Plotting code records:
***

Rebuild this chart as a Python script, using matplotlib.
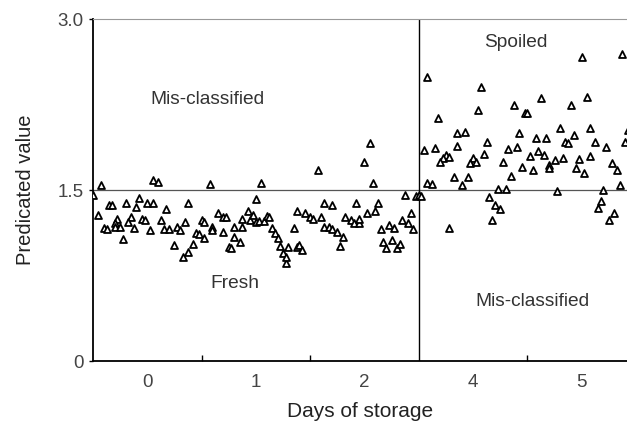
import matplotlib.pyplot as plt

plt.rcParams['font.family'] = ['Liberation Sans', 'DejaVu Sans']

# sample number (40 samples per day) and predicted value
day0_sample = [0, 3, 22, 24, 6, 7, 12, 17, 16, 20, 22, 27, 35, 2, 9, 8, 14, 13, 18, 19,
               25, 34, 40, 4, 5, 8, 10, 15, 21, 26, 28, 31, 32, 11, 30, 33, 35, 37, 38, 39]
day0_value = [1.46, 1.54, 1.59, 1.57, 1.37, 1.37, 1.39, 1.43, 1.35, 1.39, 1.39, 1.33, 1.39,
              1.28, 1.25, 1.21, 1.26, 1.22, 1.25, 1.24, 1.24, 1.22, 1.24, 1.17, 1.16, 1.18,
              1.18, 1.17, 1.15, 1.16, 1.16, 1.18, 1.15, 1.07, 1.02, 0.91, 0.96, 1.03, 1.12, 1.11]

day1_sample = [43, 62, 60, 41, 41, 44, 44, 48, 46, 48, 49, 52, 52, 54, 50, 51, 55, 55, 57,
               58, 59, 60, 61, 63, 64, 65, 66, 67, 68, 69, 70, 71, 72, 75, 76, 77, 71, 74,
               75, 78, 80, 81]
day1_value = [1.55, 1.56, 1.42, 1.22, 1.08, 1.18, 1.15, 1.13, 1.30, 1.26, 1.26, 1.18, 1.09,
              1.04, 1.00, 0.99, 1.25, 1.18, 1.32, 1.24, 1.28, 1.22, 1.23, 1.23, 1.27, 1.26,
              1.17, 1.12, 1.08, 1.01, 0.95, 0.86, 1.00, 1.00, 1.02, 0.97, 0.91, 1.17, 1.32,
              1.30, 1.26, 1.25]

day2_sample = [83, 102, 100, 103, 85, 88, 97, 105, 104, 115, 119, 120, 84, 85, 87, 88, 90,
               92, 91, 93, 95, 96, 98, 98, 101, 106, 109, 111, 107, 108, 110, 112, 113,
               114, 116, 117, 118]
day2_value = [1.68, 1.91, 1.75, 1.56, 1.39, 1.37, 1.39, 1.39, 1.32, 1.46, 1.45, 1.46, 1.26,
              1.18, 1.18, 1.16, 1.13, 1.09, 1.01, 1.26, 1.24, 1.21, 1.21, 1.25, 1.30, 1.16,
              1.19, 1.17, 1.04, 0.99, 1.06, 0.99, 1.03, 1.24, 1.21, 1.30, 1.16]

day4_sample = [123, 143, 142, 155, 159, 160, 127, 134, 137, 145, 157, 122, 126, 130, 129,
               128, 131, 134, 140, 139, 141, 144, 153, 156, 151, 158, 154, 123, 125, 133,
               138, 136, 121, 149, 152, 146, 148, 150, 147, 131]
day4_value = [2.49, 2.40, 2.20, 2.25, 2.18, 2.18, 2.13, 2.00, 2.01, 1.92, 2.00, 1.85, 1.87,
              1.81, 1.78, 1.75, 1.79, 1.89, 1.78, 1.74, 1.75, 1.82, 1.86, 1.88, 1.75, 1.70,
              1.62, 1.56, 1.55, 1.61, 1.61, 1.54, 1.45, 1.51, 1.51, 1.44, 1.37, 1.33, 1.24,
              1.17]

day5_sample = [180, 195, 165, 182, 176, 172, 183, 163, 167, 174, 177, 175, 185, 189, 196,
               161, 164, 166, 170, 173, 168, 168, 162, 179, 178, 181, 183, 191, 193, 171,
               188, 194, 187, 186, 192, 190, 197]
day5_value = [2.67, 2.69, 2.31, 2.32, 2.25, 2.04, 2.04, 1.96, 1.96, 1.92, 1.98, 1.91, 1.92,
              1.88, 1.92, 1.80, 1.84, 1.81, 1.76, 1.78, 1.72, 1.69, 1.68, 1.77, 1.69, 1.65,
              1.80, 1.74, 1.68, 1.49, 1.50, 1.54, 1.40, 1.34, 1.30, 1.24, 2.03]

day_labels = ['0', '1', '2', '4', '5']
samples_per_day = 40
threshold = 1.5

fig = plt.figure(figsize=(6.27, 4.22), dpi=100)
ax = fig.add_axes([0.1483, 0.1445, 0.8517, 0.8104])

all_x = day0_sample + day1_sample + day2_sample + day4_sample + day5_sample
all_y = day0_value + day1_value + day2_value + day4_value + day5_value
ax.scatter(all_x, all_y, marker='^', s=25, facecolor='white', edgecolor='black',
           linewidths=1.3, zorder=3)

# threshold line and fresh / spoiled boundary
ax.axhline(threshold, color='#555555', lw=0.9, zorder=1)
ax.axvline(3 * samples_per_day, color='black', lw=1.0, zorder=1)

ax.set_xlim(0, 196.7)
ax.set_ylim(0, 3.0)

ax.set_yticks([0, 1.5, 3.0])
ax.set_yticklabels(['0', '1.5', '3.0'])
centers = [samples_per_day * (i + 0.5) for i in range(len(day_labels))]
ax.set_xticks(centers)
ax.set_xticklabels(day_labels)
ax.set_xticks([samples_per_day * i for i in (1, 2, 4)], minor=True)
ax.tick_params(axis='x', which='major', length=0, pad=9, labelsize=13.5, labelcolor='#444444')
ax.tick_params(axis='x', which='minor', direction='in', length=4, width=1.0)
ax.tick_params(axis='y', length=3, width=1.0, labelsize=13.5, labelcolor='#444444', pad=4)

ax.spines['right'].set_visible(False)
ax.spines['top'].set_color('#999999')
ax.spines['top'].set_linewidth(0.8)
ax.spines['left'].set_linewidth(1.3)
ax.spines['bottom'].set_linewidth(1.3)

txt = dict(fontsize=13.8, color='#333333', ha='center', va='center')
ax.text(42.0, 2.29, 'Mis-classified', **txt)
ax.text(155.7, 2.79, 'Spoiled', **txt)
ax.text(52.3, 0.68, 'Fresh', **txt)
ax.text(161.7, 0.526, 'Mis-classified', **txt)

ax.set_xlabel('Days of storage', fontsize=15, color='#222222', labelpad=8)
ax.set_ylabel('Predicated value', fontsize=14.5, color='#222222', labelpad=16)

fig.savefig('out.png', dpi=100)
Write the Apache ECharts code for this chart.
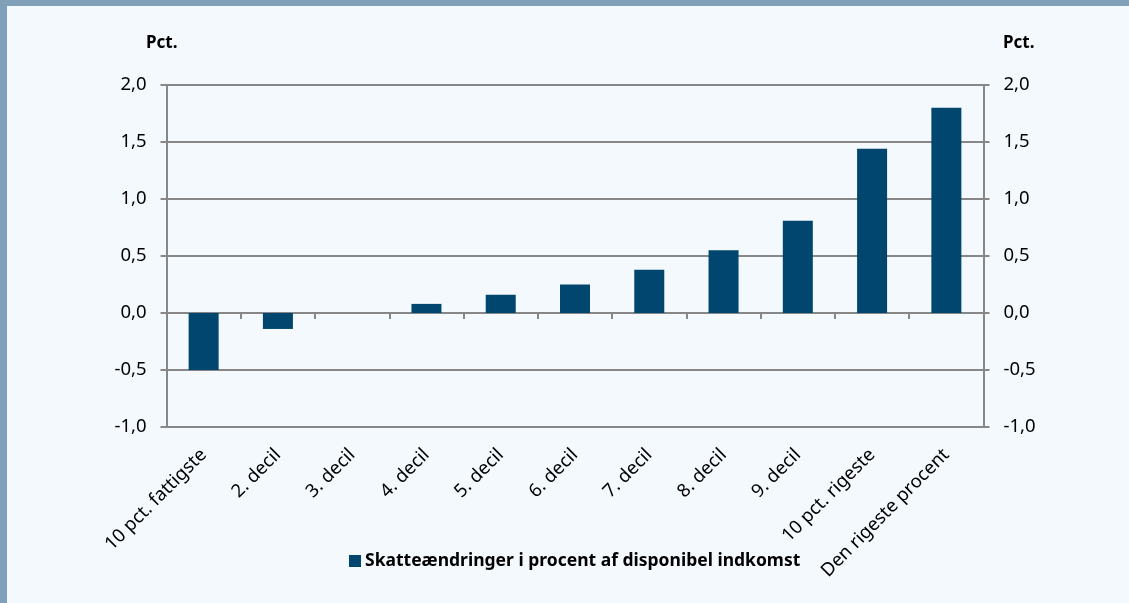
<!DOCTYPE html>
<html>
<head>
<meta charset="utf-8">
<script src="https://cdn.jsdelivr.net/npm/echarts@6/dist/echarts.min.js"></script>
<style>
html,body{margin:0;padding:0;background:#f4f9fe;}
#c{width:1129px;height:603px;}
</style>
</head>
<body>
<div id="c"></div>
<script>
var categories = ["10 pct. fattigste","2. decil","3. decil","4. decil","5. decil","6. decil","7. decil","8. decil","9. decil","10 pct. rigeste","Den rigeste procent"];
var values = [-0.5, -0.14, 0, 0.08, 0.16, 0.25, 0.38, 0.55, 0.81, 1.44, 1.8];
var seriesName = "Skatteændringer i procent af disponibel indkomst";
var yTicks = {min: -1, max: 2, interval: 0.5};

var FONT = "'Noto Sans', 'Open Sans', sans-serif";
var GREY = '#878787';
var chart = echarts.init(document.getElementById('c'));
function fmt(v){ return v.toFixed(1).replace('.', ','); }
var yBase = {
  type: 'value', min: yTicks.min, max: yTicks.max, interval: yTicks.interval,
  axisLine: {show: true, lineStyle: {color: GREY, width: 2}},
  axisTick: {show: true, length: 6, lineStyle: {color: GREY, width: 2}},
  axisLabel: {formatter: fmt, color: '#000', fontSize: 18.5, fontFamily: FONT, margin: 20}
};
chart.setOption({
  backgroundColor: '#f4f9fe',
  animation: false,
  grid: {left: 166.5, right: 145.5, top: 85, bottom: 176},
  graphic: [
    {type: 'rect', shape: {x: 0, y: 0, width: 1129, height: 6}, style: {fill: '#7fa0b8'}},
    {type: 'rect', shape: {x: 0, y: 0, width: 7, height: 603}, style: {fill: '#7fa0b8'}},
    {type: 'text', left: 146, top: 35, style: {text: 'Pct.', font: 'bold 17px ' + FONT, fill: '#000'}},
    {type: 'text', left: 1003, top: 35, style: {text: 'Pct.', font: 'bold 17px ' + FONT, fill: '#000'}}
  ],
  legend: {
    left: 344, top: 547, itemWidth: 12, itemHeight: 12, itemGap: 5,
    icon: 'rect',
    itemStyle: {borderWidth: 0},
    textStyle: {fontSize: 17.5, fontWeight: 'bold', fontFamily: FONT, color: '#000', padding: [0,0,0,-1]},
    data: [seriesName]
  },
  xAxis: [
    {
      type: 'category', data: categories, position: 'bottom',
      axisLine: {onZero: true, lineStyle: {color: GREY, width: 2}},
      axisTick: {show: true, length: 6, interval: 0, alignWithLabel: false, lineStyle: {color: GREY, width: 2}},
      axisLabel: {show: false}
    },
    {
      type: 'category', data: categories, position: 'bottom',
      axisLine: {show: false, onZero: false},
      axisTick: {show: false},
      axisLabel: {interval: 0, rotate: 45, margin: 25, color: '#000', fontSize: 18.5, fontFamily: FONT}
    }
  ],
  yAxis: [
    Object.assign({}, yBase, {position: 'left', splitLine: {show: true, lineStyle: {color: GREY, width: 2}}}),
    Object.assign({}, yBase, {position: 'right', splitLine: {show: false}})
  ],
  series: [{
    name: seriesName, type: 'bar', xAxisIndex: 0, yAxisIndex: 0,
    data: values, barWidth: 30,
    itemStyle: {color: '#00466e', borderWidth: 0}
  }]
});
</script>
</body>
</html>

***

▶ Given task:
How many lines of these entries contain the string "script"? Reply with the number alone.

▶ Reply:
4